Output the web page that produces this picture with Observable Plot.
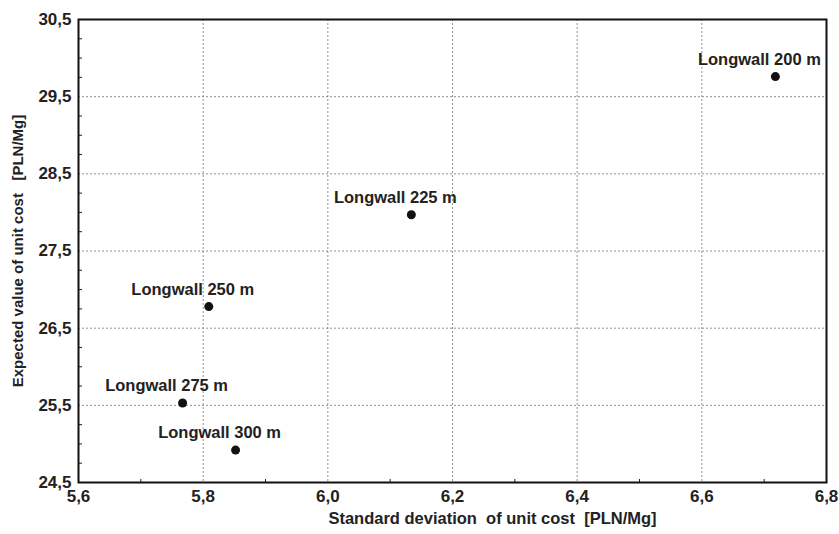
<!DOCTYPE html>
<html>
<head>
<meta charset="utf-8">
<script src="https://cdn.jsdelivr.net/npm/d3@7"></script>
<script src="https://cdn.jsdelivr.net/npm/@observablehq/plot@0.6"></script>
<style>
  html, body { margin: 0; padding: 0; background: #fff; }
  #chart svg { font-family: "Liberation Sans", Arial, sans-serif; }
</style>
</head>
<body>
<div id="chart"></div>
<script>
const names = ["Longwall 200 m", "Longwall 225 m", "Longwall 250 m", "Longwall 275 m", "Longwall 300 m"];
const stdDev = [6.718, 6.134, 5.809, 5.767, 5.852];
const expected = [29.76, 27.97, 26.78, 25.53, 24.92];
const xTicks = [5.6, 5.8, 6.0, 6.2, 6.4, 6.6, 6.8];
const yTicks = [24.5, 25.5, 26.5, 27.5, 28.5, 29.5, 30.5];
const xMinor = [5.7, 5.9, 6.1, 6.3, 6.5, 6.7];
const yMinor = [24.75, 25, 25.25, 25.75, 26, 26.25, 26.75, 27, 27.25, 27.75, 28, 28.25, 28.75, 29, 29.25, 29.75, 30, 30.25];
const xTitle = "Standard deviation  of unit cost  [PLN/Mg]";
const yTitle = "Expected value of unit cost   [PLN/Mg]";

const data = names.map((n, i) => ({name: n, x: stdDev[i], y: expected[i]}));
const fmt = d => d.toFixed(1).replace(".", ",");

const chart = Plot.plot({
  width: 839,
  height: 534,
  marginLeft: 78,
  marginRight: 13,
  marginTop: 19,
  marginBottom: 52,
  style: {fontFamily: '"Liberation Sans", Arial, sans-serif', background: "#fff"},
  x: {domain: [5.6, 6.8]},
  y: {domain: [24.5, 30.5]},
  marks: [
    Plot.gridX(xTicks.slice(1, -1), {stroke: "#666", strokeOpacity: 0.9, strokeDasharray: "2,2", strokeWidth: 0.8}),
    Plot.gridY(yTicks.slice(1, -1), {stroke: "#666", strokeOpacity: 0.9, strokeDasharray: "2,2", strokeWidth: 0.8}),
    Plot.axisX({ticks: xMinor, tickSize: -3, text: null, label: null, stroke: "#222"}),
    Plot.axisY({ticks: yMinor, tickSize: -4, text: null, label: null, stroke: "#222"}),
    Plot.axisX({
      ticks: xTicks, tickFormat: fmt, tickSize: 0, tickPadding: 7,
      fontSize: 17, fontWeight: "bold", fill: "#222", label: null
    }),
    Plot.axisY({
      ticks: yTicks, tickFormat: fmt, tickSize: 0, tickPadding: 7,
      fontSize: 17, fontWeight: "bold", fill: "#222",
      label: yTitle, labelAnchor: "center", labelArrow: "none", labelOffset: 66
    }),
    Plot.text([xTitle], {frameAnchor: "bottom", text: d => d, dx: 40, dy: 41, fontSize: 16.5, fontWeight: "bold", fill: "#222"}),
    Plot.frame({stroke: "#111", strokeWidth: 2}),
    Plot.dot(data, {x: "x", y: "y", r: 4.5, fill: "#111", stroke: "none"}),
    Plot.text(data, {x: "x", y: "y", text: "name", dx: -16, dy: -17, fontSize: 16.5, fontWeight: "bold", fill: "#222"})
  ]
});
chart.querySelectorAll("[aria-label='y-axis label'] text, [aria-label='y-axis label']").forEach(e => { e.setAttribute("font-size", 15); e.setAttribute("font-weight", "bold"); });
document.getElementById("chart").append(chart);
</script>
</body>
</html>
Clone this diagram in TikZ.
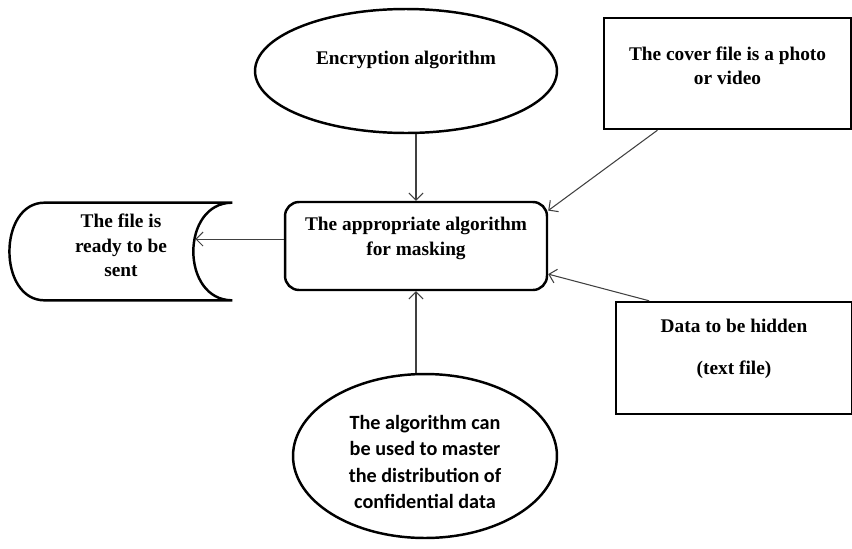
\documentclass[tikz,border=0pt]{standalone}
\usepackage{fontspec}
\setmainfont{Liberation Serif}
\newfontfamily\sansbody{Carlito}
\usetikzlibrary{shapes.geometric,arrows.meta,calc}
\tikzset{
  shapeline/.style={line width=1.4pt},
  oval/.style={ellipse, draw, shapeline, inner sep=0pt, align=center,
    font=\fontsize{11}{14}\selectfont\bfseries},
  flowbox/.style={rectangle, draw, shapeline, inner sep=0pt, align=center,
    font=\fontsize{11}{14}\selectfont\bfseries},
  store/.style={rectangle, inner sep=0pt, align=center,
    font=\fontsize{11}{14}\selectfont\bfseries},
  arr/.style={-{Straight Barb[length=4pt,width=8pt]}, line width=0.6pt, draw=black!75},
}
\newcommand{\flowoval}[4][]{\node at (#2) (#3) [oval, #1] {#4};}
\newcommand{\flowstep}[4][]{\node at (#2) (#3) [flowbox, #1] {#4};}
\newcommand{\flowstore}[4][]{\node at (#2) (#3) [store, #1] {#4};}
\newcommand{\flowlink}[2]{\draw [arr] (#1) -- (#2);}

\begin{document}
\begin{tikzpicture}[x=0.02cm, y=-0.02cm]
\useasboundingbox (0,0) rectangle (852,548);

\flowoval[minimum width=6.04cm, minimum height=2.48cm, text depth=14.5pt]{406,71}{enc}{Encryption algorithm}
\flowstep[rounded corners=8pt, minimum width=5.24cm, minimum height=1.76cm, text depth=11pt]{416,246}{mask}{The appropriate algorithm\\for masking}
\flowstep[minimum width=4.94cm, minimum height=2.22cm, text depth=9pt]{727.5,73.5}{cover}{The cover file is a photo\\or video}
\flowstep[minimum width=4.72cm, minimum height=2.24cm, text depth=13pt]{734,358}{data}{Data to be hidden\\[10pt](text file)}
\flowoval[minimum width=5.28cm, minimum height=3.28cm, text height=60pt,
  font=\fontsize{11.5}{15}\selectfont\sansbody\bfseries]{425,456}{algo}{The algorithm can\\be used to master\\the distribution of\\confidential data}
\flowstore[minimum width=4.44cm, minimum height=1.94cm, text depth=7pt]{121,251.5}{sent}{The file is\\ready to be\\sent}

% outline of the stored file
\draw [shapeline] (sent.north east) -- ($(sent.north west)+(35,0)$)
  .. controls ($(sent.north west)+(-12,0)$) and ($(sent.south west)+(-12,0)$) .. ($(sent.south west)+(35,0)$)
  -- (sent.south east)
  .. controls ($(sent.south east)+(-52,0)$) and ($(sent.north east)+(-52,0)$) .. (sent.north east);
\coordinate (sentin) at ($(sent.east)+(-37,-12)$);

\flowlink {enc.south -| mask.north}{mask.north}
\flowlink {cover.219}{mask.15}
\flowlink {data.146}{mask.-12}
\flowlink {algo.north -| mask.south}{mask.south}
\flowlink {mask.177}{sentin |- mask.177}
\end{tikzpicture}
\end{document}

Set exercise
Each record above must be returned exactly as written, with its pictures omitted.

Answer for this exercise
Output the web page that produces this picture with Observable Plot.
<!DOCTYPE html>
<html>
<head>
<meta charset="utf-8">
<script src="https://cdn.jsdelivr.net/npm/d3@7"></script>
<script src="https://cdn.jsdelivr.net/npm/@observablehq/plot@0.6"></script>
<style>
  html, body { margin: 0; padding: 0; background: #fff; }
  #chart svg { font-family: "Liberation Sans", Arial, sans-serif; }
</style>
</head>
<body>
<div id="chart"></div>
<script>
const names = ["Longwall 200 m", "Longwall 225 m", "Longwall 250 m", "Longwall 275 m", "Longwall 300 m"];
const stdDev = [6.718, 6.134, 5.809, 5.767, 5.852];
const expected = [29.76, 27.97, 26.78, 25.53, 24.92];
const xTicks = [5.6, 5.8, 6.0, 6.2, 6.4, 6.6, 6.8];
const yTicks = [24.5, 25.5, 26.5, 27.5, 28.5, 29.5, 30.5];
const xMinor = [5.7, 5.9, 6.1, 6.3, 6.5, 6.7];
const yMinor = [24.75, 25, 25.25, 25.75, 26, 26.25, 26.75, 27, 27.25, 27.75, 28, 28.25, 28.75, 29, 29.25, 29.75, 30, 30.25];
const xTitle = "Standard deviation  of unit cost  [PLN/Mg]";
const yTitle = "Expected value of unit cost   [PLN/Mg]";

const data = names.map((n, i) => ({name: n, x: stdDev[i], y: expected[i]}));
const fmt = d => d.toFixed(1).replace(".", ",");

const chart = Plot.plot({
  width: 839,
  height: 534,
  marginLeft: 78,
  marginRight: 13,
  marginTop: 19,
  marginBottom: 52,
  style: {fontFamily: '"Liberation Sans", Arial, sans-serif', background: "#fff"},
  x: {domain: [5.6, 6.8]},
  y: {domain: [24.5, 30.5]},
  marks: [
    Plot.gridX(xTicks.slice(1, -1), {stroke: "#666", strokeOpacity: 0.9, strokeDasharray: "2,2", strokeWidth: 0.8}),
    Plot.gridY(yTicks.slice(1, -1), {stroke: "#666", strokeOpacity: 0.9, strokeDasharray: "2,2", strokeWidth: 0.8}),
    Plot.axisX({ticks: xMinor, tickSize: -3, text: null, label: null, stroke: "#222"}),
    Plot.axisY({ticks: yMinor, tickSize: -4, text: null, label: null, stroke: "#222"}),
    Plot.axisX({
      ticks: xTicks, tickFormat: fmt, tickSize: 0, tickPadding: 7,
      fontSize: 17, fontWeight: "bold", fill: "#222", label: null
    }),
    Plot.axisY({
      ticks: yTicks, tickFormat: fmt, tickSize: 0, tickPadding: 7,
      fontSize: 17, fontWeight: "bold", fill: "#222",
      label: yTitle, labelAnchor: "center", labelArrow: "none", labelOffset: 66
    }),
    Plot.text([xTitle], {frameAnchor: "bottom", text: d => d, dx: 40, dy: 41, fontSize: 16.5, fontWeight: "bold", fill: "#222"}),
    Plot.frame({stroke: "#111", strokeWidth: 2}),
    Plot.dot(data, {x: "x", y: "y", r: 4.5, fill: "#111", stroke: "none"}),
    Plot.text(data, {x: "x", y: "y", text: "name", dx: -16, dy: -17, fontSize: 16.5, fontWeight: "bold", fill: "#222"})
  ]
});
chart.querySelectorAll("[aria-label='y-axis label'] text, [aria-label='y-axis label']").forEach(e => { e.setAttribute("font-size", 15); e.setAttribute("font-weight", "bold"); });
document.getElementById("chart").append(chart);
</script>
</body>
</html>
Clone this diagram in TikZ.
\documentclass[tikz,border=0pt]{standalone}
\usepackage{fontspec}
\setmainfont{Liberation Serif}
\newfontfamily\sansbody{Carlito}
\usetikzlibrary{shapes.geometric,arrows.meta,calc}
\tikzset{
  shapeline/.style={line width=1.4pt},
  oval/.style={ellipse, draw, shapeline, inner sep=0pt, align=center,
    font=\fontsize{11}{14}\selectfont\bfseries},
  flowbox/.style={rectangle, draw, shapeline, inner sep=0pt, align=center,
    font=\fontsize{11}{14}\selectfont\bfseries},
  store/.style={rectangle, inner sep=0pt, align=center,
    font=\fontsize{11}{14}\selectfont\bfseries},
  arr/.style={-{Straight Barb[length=4pt,width=8pt]}, line width=0.6pt, draw=black!75},
}
\newcommand{\flowoval}[4][]{\node at (#2) (#3) [oval, #1] {#4};}
\newcommand{\flowstep}[4][]{\node at (#2) (#3) [flowbox, #1] {#4};}
\newcommand{\flowstore}[4][]{\node at (#2) (#3) [store, #1] {#4};}
\newcommand{\flowlink}[2]{\draw [arr] (#1) -- (#2);}

\begin{document}
\begin{tikzpicture}[x=0.02cm, y=-0.02cm]
\useasboundingbox (0,0) rectangle (852,548);

\flowoval[minimum width=6.04cm, minimum height=2.48cm, text depth=14.5pt]{406,71}{enc}{Encryption algorithm}
\flowstep[rounded corners=8pt, minimum width=5.24cm, minimum height=1.76cm, text depth=11pt]{416,246}{mask}{The appropriate algorithm\\for masking}
\flowstep[minimum width=4.94cm, minimum height=2.22cm, text depth=9pt]{727.5,73.5}{cover}{The cover file is a photo\\or video}
\flowstep[minimum width=4.72cm, minimum height=2.24cm, text depth=13pt]{734,358}{data}{Data to be hidden\\[10pt](text file)}
\flowoval[minimum width=5.28cm, minimum height=3.28cm, text height=60pt,
  font=\fontsize{11.5}{15}\selectfont\sansbody\bfseries]{425,456}{algo}{The algorithm can\\be used to master\\the distribution of\\confidential data}
\flowstore[minimum width=4.44cm, minimum height=1.94cm, text depth=7pt]{121,251.5}{sent}{The file is\\ready to be\\sent}

% outline of the stored file
\draw [shapeline] (sent.north east) -- ($(sent.north west)+(35,0)$)
  .. controls ($(sent.north west)+(-12,0)$) and ($(sent.south west)+(-12,0)$) .. ($(sent.south west)+(35,0)$)
  -- (sent.south east)
  .. controls ($(sent.south east)+(-52,0)$) and ($(sent.north east)+(-52,0)$) .. (sent.north east);
\coordinate (sentin) at ($(sent.east)+(-37,-12)$);

\flowlink {enc.south -| mask.north}{mask.north}
\flowlink {cover.219}{mask.15}
\flowlink {data.146}{mask.-12}
\flowlink {algo.north -| mask.south}{mask.south}
\flowlink {mask.177}{sentin |- mask.177}
\end{tikzpicture}
\end{document}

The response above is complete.